The worst offender for me though was the slippage into hagiography. In using creative license to portray this story, in cherry-picking the biographical elements showcased here, FELA! chooses to avoid the truth of his attitude towards women (we see him marrying his 27 dancers but not the divorce that followed) but crucially it ignores the reality of his death from complications due to AIDS. A decision that is hard to swallow at the best of times, but when the spirit of those who have passed away from HIV and AIDS has been invoked in the beautifully moving final scene with its collection of coffins, I found it hard to accept. What Kuti endured and fought for in the political spectrum is incredible and rightly celebrated here but in ignoring this personal and social context which connects to one of the most horrifying and devastating epidemics in the world and something which is affecting Africa just as much as the corruption he battled, it left something of a sour taste.
Reading this review back it looks like I’m trying to talk myself out of liking FELA! but that isn’t really the case.

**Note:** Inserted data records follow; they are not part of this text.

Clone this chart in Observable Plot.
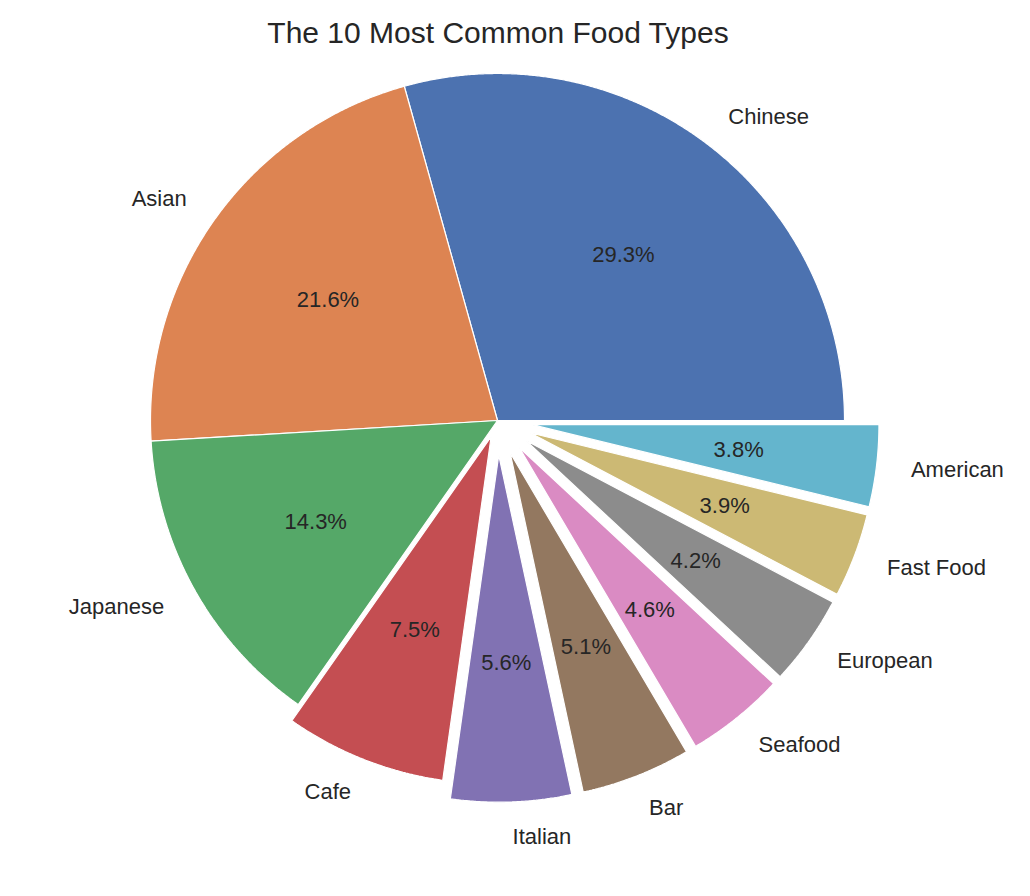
<!DOCTYPE html>
<html>
<head>
<meta charset="utf-8">
<script src="https://cdn.jsdelivr.net/npm/d3@7"></script>
<script src="https://cdn.jsdelivr.net/npm/@observablehq/plot@0.6"></script>
<style>
  html, body { margin: 0; padding: 0; background: #ffffff; }
  #title {
    width: 996px; height: 60px; line-height: 66px; overflow: visible;
    text-align: center; font-family: "Liberation Sans", Arial, sans-serif;
    font-size: 30px; color: #262626; white-space: nowrap;
  }
</style>
</head>
<body>
<div id="title">The 10 Most Common Food Types</div>
<div id="chart"></div>
<script>
// ---- data ----
const categories = ["Chinese", "Asian", "Japanese", "Cafe", "Italian", "Bar", "Seafood", "European", "Fast Food", "American"];
const shares = [29.3, 21.6, 14.3, 7.5, 5.6, 5.1, 4.6, 4.2, 3.9, 3.8];
const explode = [0, 0, 0, 0.05, 0.1, 0.1, 0.1, 0.1, 0.1, 0.1];
const palette = ["#4C72B0", "#DD8452", "#55A868", "#C44E52", "#8172B3", "#937860", "#DA8BC3", "#8C8C8C", "#CCB974", "#64B5CD"];

// ---- layout geometry (pixels) ----
const W = 1030, H = 836;
const CX = 497, CY = 360, R = 347;

// ---- wedge geometry in radius units ----
const total = d3.sum(shares);
const wedgePts = [];
const labels = [];
let cum = 0;
categories.forEach((name, i) => {
  const t1 = cum / total * 2 * Math.PI;
  const t2 = (cum + shares[i]) / total * 2 * Math.PI;
  cum += shares[i];
  const tm = (t1 + t2) / 2;
  const ex = explode[i] * Math.cos(tm), ey = explode[i] * Math.sin(tm);
  wedgePts.push({name, x: ex, y: ey});
  const n = Math.max(4, Math.ceil((t2 - t1) / (Math.PI / 720)));
  for (let k = 0; k <= n; k++) {
    const t = t1 + (t2 - t1) * k / n;
    wedgePts.push({name, x: ex + Math.cos(t), y: ey + Math.sin(t)});
  }
  labels.push({
    name,
    lx: ex + 1.1 * Math.cos(tm), ly: ey + 1.1 * Math.sin(tm),
    px: ex + 0.6 * Math.cos(tm), py: ey + 0.6 * Math.sin(tm),
    pct: (shares[i] / total * 100).toFixed(1) + "%"
  });
});

const font = "'Liberation Sans', Arial, sans-serif";
const textStyle = {fontSize: 22, fontFamily: font, fill: "#262626"};

const chart = Plot.plot({
  width: W, height: H,
  marginTop: 0, marginRight: 0, marginBottom: 0, marginLeft: 0,
  style: {background: "#ffffff", fontFamily: font, overflow: "visible"},
  x: {domain: [-CX / R, (W - CX) / R], axis: null},
  y: {domain: [-(H - CY) / R, CY / R], axis: null},
  color: {domain: categories, range: palette},
  marks: [
    Plot.line(wedgePts, {x: "x", y: "y", z: "name", fill: "name", stroke: "white", strokeWidth: 1.2, strokeLinejoin: "miter", curve: "linear-closed"}),
    Plot.text(labels.filter(d => d.lx > 0), {x: "lx", y: "ly", text: "name", textAnchor: "start", ...textStyle}),
    Plot.text(labels.filter(d => d.lx <= 0), {x: "lx", y: "ly", text: "name", textAnchor: "end", ...textStyle}),
    Plot.text(labels, {x: "px", y: "py", text: "pct", textAnchor: "middle", ...textStyle})
  ]
});
document.getElementById("chart").appendChild(chart);
</script>
</body>
</html>
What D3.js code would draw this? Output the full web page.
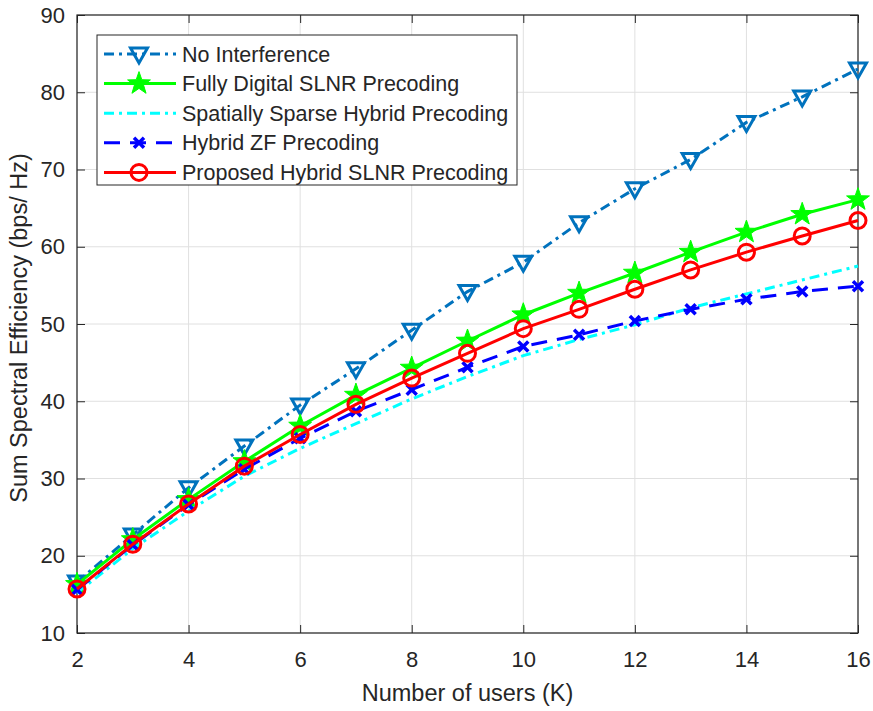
<!DOCTYPE html>
<html>
<head>
  <script src="https://d3js.org/d3.v7.min.js"></script>
  <style>
    body { margin: 0; background: #fff; }
    text { font-family: "Liberation Sans", Arial, sans-serif; fill: #262626; }
  </style>
</head>
<body>
<svg width="873" height="711"></svg>
<script>
  // data
  var users = [2, 3, 4, 5, 6, 7, 8, 9, 10, 11, 12, 13, 14, 15, 16];
  var noInterference = [16.6, 22.7, 28.8, 34.2, 39.5, 44.2, 49.2, 54.2, 58.0, 63.1, 67.5, 71.3, 76.1, 79.4, 83.0];
  var fullyDigital   = [16.3, 22.1, 27.3, 32.2, 36.8, 40.8, 44.3, 47.8, 51.2, 54.0, 56.6, 59.3, 61.9, 64.2, 66.1];
  var spatialSparse  = [15.2, 20.9, 25.8, 30.3, 33.9, 37.1, 40.3, 43.2, 45.9, 48.0, 49.9, 52.1, 53.9, 55.7, 57.5];
  var hybridZF       = [15.6, 21.4, 26.6, 31.2, 35.2, 38.7, 41.5, 44.4, 47.1, 48.6, 50.4, 51.9, 53.2, 54.2, 54.9];
  var proposed       = [15.7, 21.5, 26.7, 31.6, 35.7, 39.6, 43.0, 46.2, 49.4, 51.9, 54.5, 57.0, 59.3, 61.4, 63.4];

  var xTicks = [2, 4, 6, 8, 10, 12, 14, 16];
  var yTicks = [10, 20, 30, 40, 50, 60, 70, 80, 90];

  var series = [
    {name: "No Interference", values: noInterference, color: "#0072BD", dash: "10,5,3,5", marker: "triangle"},
    {name: "Fully Digital SLNR Precoding", values: fullyDigital, color: "#00FF00", dash: null, marker: "star"},
    {name: "Spatially Sparse Hybrid Precoding", values: spatialSparse, color: "#00FFFF", dash: "10,5,3,5", marker: null},
    {name: "Hybrid ZF Precoding", values: hybridZF, color: "#0000FF", dash: "16,10", marker: "x"},
    {name: "Proposed Hybrid SLNR Precoding", values: proposed, color: "#FF0000", dash: null, marker: "circle"}
  ];

  var margin = {top: 15, right: 15, bottom: 78, left: 77},
      width = 873 - margin.left - margin.right,
      height = 711 - margin.top - margin.bottom;

  var svg = d3.select("svg")
    .append("g")
      .attr("transform", "translate(" + margin.left + "," + margin.top + ")");

  var x = d3.scaleLinear().domain([2, 16]).range([0, width]);
  var y = d3.scaleLinear().domain([10, 90]).range([height, 0]);

  // grid
  svg.append("g").selectAll("line").data(xTicks).enter().append("line")
    .attr("x1", d => x(d)).attr("x2", d => x(d))
    .attr("y1", 0).attr("y2", height)
    .attr("stroke", "#e0e0e0").attr("stroke-width", 1);
  svg.append("g").selectAll("line").data(yTicks).enter().append("line")
    .attr("y1", d => y(d)).attr("y2", d => y(d))
    .attr("x1", 0).attr("x2", width)
    .attr("stroke", "#e0e0e0").attr("stroke-width", 1);

  // axes (ticks pointing inward, box on)
  var axisColor = "#262626";
  function styleAxis(g) {
    g.select(".domain").remove();
    g.selectAll(".tick line").attr("stroke", axisColor);
    g.selectAll(".tick text").style("font-size", "22px").attr("fill", axisColor);
  }
  svg.append("g").attr("transform", "translate(0," + height + ")")
    .call(d3.axisBottom(x).tickValues(xTicks).tickSize(-8).tickPadding(18))
    .call(styleAxis);
  svg.append("g")
    .call(d3.axisTop(x).tickValues(xTicks).tickSize(-8).tickFormat(""))
    .call(styleAxis);
  svg.append("g")
    .call(d3.axisLeft(y).tickValues(yTicks).tickSize(-8).tickPadding(12))
    .call(styleAxis);
  svg.append("g").attr("transform", "translate(" + width + ",0)")
    .call(d3.axisRight(y).tickValues(yTicks).tickSize(-8).tickFormat(""))
    .call(styleAxis);
  svg.append("rect")
    .attr("width", width).attr("height", height)
    .attr("fill", "none").attr("stroke", axisColor).attr("stroke-width", 1.2);

  // markers
  function starPath(r) {
    var pts = [];
    for (var i = 0; i < 10; i++) {
      var rr = i % 2 === 0 ? r : r * 0.4;
      var a = -Math.PI / 2 + i * Math.PI / 5;
      pts.push([rr * Math.cos(a), rr * Math.sin(a)]);
    }
    return "M" + pts.map(p => p[0].toFixed(2) + "," + p[1].toFixed(2)).join("L") + "Z";
  }
  function drawMarker(g, type, color) {
    if (type === "triangle") {
      g.append("path").attr("d", "M-8.5,-6L8.5,-6L0,9Z")
        .attr("fill", "none").attr("stroke", color).attr("stroke-width", 3).attr("stroke-linejoin", "miter");
    } else if (type === "star") {
      g.append("path").attr("d", starPath(12))
        .attr("fill", color).attr("stroke", color).attr("stroke-width", 1);
    } else if (type === "x") {
      g.append("path").attr("d", "M-5,-5L5,5M-5,5L5,-5")
        .attr("stroke", color).attr("stroke-width", 3.5);
    } else if (type === "circle") {
      g.append("circle").attr("r", 8)
        .attr("fill", "none").attr("stroke", color).attr("stroke-width", 3);
    }
  }

  var line = d3.line()
    .x((d, i) => x(users[i]))
    .y(d => y(d));

  series.forEach(function(s) {
    svg.append("path")
      .datum(s.values)
      .attr("d", line)
      .attr("fill", "none")
      .attr("stroke", s.color)
      .attr("stroke-width", 3)
      .attr("stroke-dasharray", s.dash);
    if (s.marker) {
      s.values.forEach(function(v, i) {
        var g = svg.append("g").attr("transform", "translate(" + x(users[i]) + "," + y(v) + ")");
        drawMarker(g, s.marker, s.color);
      });
    }
  });

  // legend
  var legend = svg.append("g").attr("transform", "translate(20,20)");
  legend.append("rect")
    .attr("width", 420).attr("height", 150)
    .attr("fill", "#fff").attr("stroke", axisColor).attr("stroke-width", 1);
  series.forEach(function(s, i) {
    var row = legend.append("g").attr("transform", "translate(0," + (19 + i * 29.6) + ")");
    row.append("line")
      .attr("x1", 7).attr("x2", 79)
      .attr("stroke", s.color).attr("stroke-width", 3)
      .attr("stroke-dasharray", s.dash);
    if (s.marker) {
      var g = row.append("g").attr("transform", "translate(42,0)");
      drawMarker(g, s.marker, s.color);
    }
    row.append("text")
      .attr("x", 85).attr("y", 0).attr("dy", "0.35em")
      .style("font-size", "21.5px")
      .text(s.name);
  });

  // axis labels
  svg.append("text")
    .attr("x", width / 2).attr("y", height + 68)
    .attr("text-anchor", "middle")
    .style("font-size", "23.5px")
    .text("Number of users (K)");
  svg.append("text")
    .attr("transform", "rotate(-90)")
    .attr("x", -height / 2 - 4).attr("y", -50)
    .attr("text-anchor", "middle")
    .style("font-size", "23.5px")
    .text("Sum Spectral Efficiency (bps/ Hz)");
</script>
</body>
</html>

Yes, I feel that there isn’t enough of the gritty reality to highlight the real import of his message and biographically it is too airbrushed, but it is by and large a highly enjoyable experience. Suffused with an energy that something quite different to most large-scale musicals currently on in London and an astonishingly committed and cohesive ensemble who are jaw-droppingly good with a whirlwind central performance that adds up to something of a must-see: it is a brilliant demonstration of the power of song and dance to really enrich theatrical expression when words just aren’t enough.